Fifth-grader's letter prompts decision on money
In a few years, when Sofia gets her first chance to spend a redesigned $20 bill featuring Harriet Tubman, the Massachusetts fifth-grader can take some extra pride in knowing the role she played in getting the first woman portrayed on U.S. paper currency in more than a century.
Sofia, whose family asked that her full name not be used, wrote a letter to President Barack Obama after noticing the lack of women on U.S. currency while working on a class project.
"It makes things feel fair," Sofia said.
On April 20, her 11th birthday, she received phone calls from U.S. Treasury Secretary Jacob Lew and other officials, who informed her of the decision to put Tubman, an African-American abolitionist, on the front of the $20 bill. Other women will be featured on bills, too.
"If women do important things just like men, women should be on our currency too, and once that happens it's going to be amazing," Sofia said in an interview with The Associated Press at her Cambridge home.
Her letter to Obama in 2014 read in part: "I am writing to know why there aren't more women on dollars/coins for the United States. I think there should be more women on the dollars/coins of the United States because if there were no women there wouldn't be men."
At the bottom of the letter, Sofia suggested a dozen names that could fit the bill, including Tubman's. Harriet Tubman was born into slavery and after she escaped, she helped other slaves gain freedom through what became known as the Underground Railroad.

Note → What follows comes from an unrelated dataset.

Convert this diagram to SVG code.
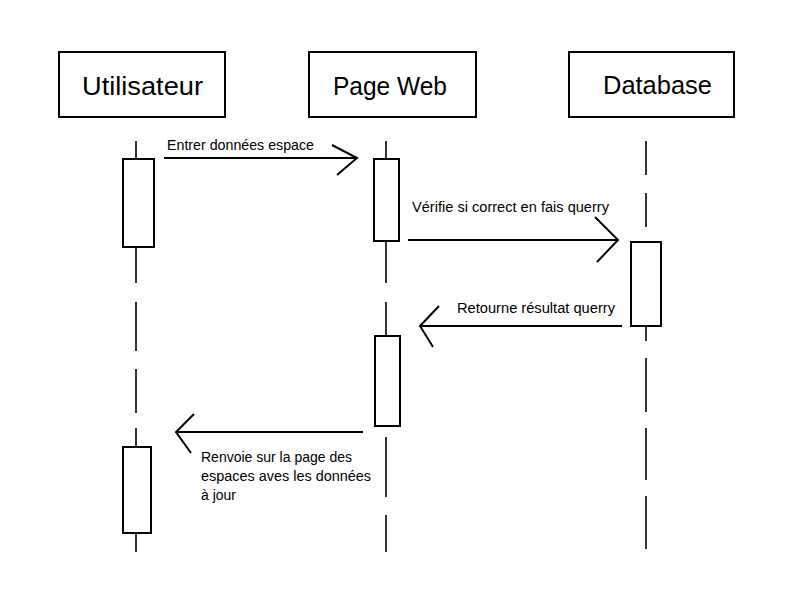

Sofia also listed civil rights pioneer Rosa Parks, poet Emily Dickinson and first ladies Eleanor Roosevelt, Michelle Obama and Hillary Clinton.
Sofia did not hear back right away, but a few months later, the family heard that Obama had referenced a letter from a "Massachusetts girl" in a speech and wondered if it was her. It turned out that it was, and in February 2015 a letter arrived from the White House from Obama, thanking Sofia for writing to him "with such a good idea." The women she suggested were an impressive group, "and I must say you're pretty impressive too," the letter stated.
While Tubman wasn't the only famous woman Sofia offered, she is very happy with the choice. What impressed her so much in learning about Tubman was that she not only escaped from slavery, but risked her life to help others do the same.
Sofia's mom, Kim, said her daughter is concerned about the world, "but I think the part of the story I like the best is that she really is just an average, typical little girl who noticed something that was unfair in the world and she decided to do something about it."
Sofia said she does not have plans for politics herself in the future, and instead hopes to become a scientist. For now, she is enjoying a heartfelt wish that has come true.
"I was really excited and to have it happen on my birthday. It was the best birthday present ever," she said.
The new $20s are expected to go into circulation in 2020, with Tubman replacing the portrait of President Andrew Jackson. His image will move to the back of the bill.
The last woman featured on U.S. paper money was Martha Washington, who was on a dollar silver certificate from 1891 to 1896.